Education is also critical. Regulators, lawmakers, and even legal professionals often lack a deep understanding of how DAOs work. Bridging this knowledge gap is essential for crafting effective legislation. Workshops, pilot programs, and public-private partnerships could help policymakers engage with DAO communities and gain firsthand experience with decentralized governance.

Furthermore, DAOs themselves must evolve. While the emphasis has been on decentralization, it’s equally important to build structures that promote sustainable governance. This includes better voting systems, improved community moderation tools, and mechanisms to prevent dominance by large token holders.
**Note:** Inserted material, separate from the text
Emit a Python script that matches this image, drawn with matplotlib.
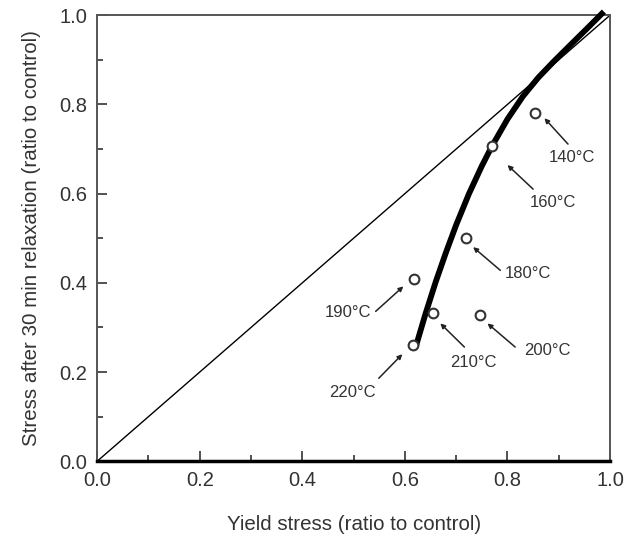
import numpy as np
import matplotlib.pyplot as plt
from matplotlib.ticker import MultipleLocator

plt.rcParams['font.family'] = ['Liberation Sans', 'DejaVu Sans']

# Data
temps = ['140°C', '160°C', '180°C', '190°C', '200°C', '210°C', '220°C']
yield_stress = [0.854, 0.770, 0.720, 0.617, 0.747, 0.654, 0.615]
relax_stress = [0.780, 0.706, 0.500, 0.408, 0.327, 0.332, 0.260]

# thick trend curve
curve_x = [0.622, 0.640, 0.660, 0.680, 0.700, 0.725, 0.750, 0.770, 0.800,
           0.830, 0.860, 0.890, 0.925, 0.955, 0.988]
curve_y = [0.260, 0.330, 0.402, 0.468, 0.530, 0.600, 0.662, 0.707, 0.767,
           0.818, 0.860, 0.896, 0.936, 0.970, 1.008]

# label placement: (text centre, arrow tail, arrow head) in data units
text_pos = [(0.926, 0.682), (0.889, 0.581), (0.839, 0.422), (0.490, 0.334),
            (0.877, 0.249), (0.733, 0.222), (0.498, 0.155)]
arrow_tail = [(0.918, 0.711), (0.850, 0.610), (0.786, 0.428), (0.543, 0.336),
              (0.815, 0.256), (0.716, 0.256), (0.549, 0.186)]
arrow_head = [(0.872, 0.769), (0.800, 0.664), (0.733, 0.480), (0.597, 0.392),
              (0.761, 0.309), (0.669, 0.309), (0.595, 0.240)]

fig = plt.figure(figsize=(6.27, 5.42), dpi=100)
ax = fig.add_axes([0.155, 0.149, 0.818, 0.823])

ax.plot([0, 1], [0, 1], color='black', lw=1.0)
ax.plot(curve_x, curve_y, color='black', lw=4.2, solid_capstyle='butt',
        solid_joinstyle='round', clip_on=False, zorder=3)
ax.plot(yield_stress, relax_stress, 'o', ms=7, mfc='white', mec='#333333',
        mew=1.5, zorder=4)

for t, tp, tail, head in zip(temps, text_pos, arrow_tail, arrow_head):
    ax.text(tp[0], tp[1], t, fontsize=12, ha='center', va='center', color='#333333')
    ax.annotate('', xy=head, xytext=tail,
                arrowprops=dict(arrowstyle='-|>', color='#222222', lw=1.1,
                                mutation_scale=7, shrinkA=0, shrinkB=0))

ax.set_xlim(0, 1)
ax.set_ylim(0, 1)
ax.xaxis.set_major_locator(MultipleLocator(0.2))
ax.yaxis.set_major_locator(MultipleLocator(0.2))
ax.xaxis.set_minor_locator(MultipleLocator(0.1))
ax.yaxis.set_minor_locator(MultipleLocator(0.1))
ax.tick_params(which='both', direction='in', colors='#333333', labelsize=14.5, pad=7)
ax.tick_params(which='major', length=7, width=1.2)
ax.tick_params(which='minor', length=4, width=1.2)
ax.xaxis.set_major_formatter(lambda v, p: f'{v:.1f}')
ax.yaxis.set_major_formatter(lambda v, p: f'{v:.1f}')

for s in ['left', 'top', 'right']:
    ax.spines[s].set_linewidth(1.4)
    ax.spines[s].set_color('#555555')
ax.spines['bottom'].set_linewidth(2.5)
ax.spines['bottom'].set_color('black')

ax.set_xlabel('Yield stress (ratio to control)', fontsize=14.8, color='#333333', labelpad=18)
ax.set_ylabel('Stress after 30 min relaxation (ratio to control)', fontsize=14.8,
              color='#333333', labelpad=13)

fig.savefig('out.png', dpi=100)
DAOs should be designed to encourage long-term engagement and discourage short-term manipulation.

Finally, the ethical dimension can’t be overlooked. As DAOs become more integrated into the global economy, questions about inclusion, fairness, and social responsibility will become more pressing. Just like corporations, DAOs must find ways to balance profit with purpose, ensuring they contribute positively to the ecosystems they operate in.

In conclusion, DAOs have the potential to transform the way we build organizations—making them more open, inclusive, and efficient. But for this potential to be realized, legal systems must evolve in tandem. If lawmakers, developers, and communities collaborate to build a regulatory backbone tailored to the decentralized age, DAOs could become not just a new kind of company, but a new layer of the global economy.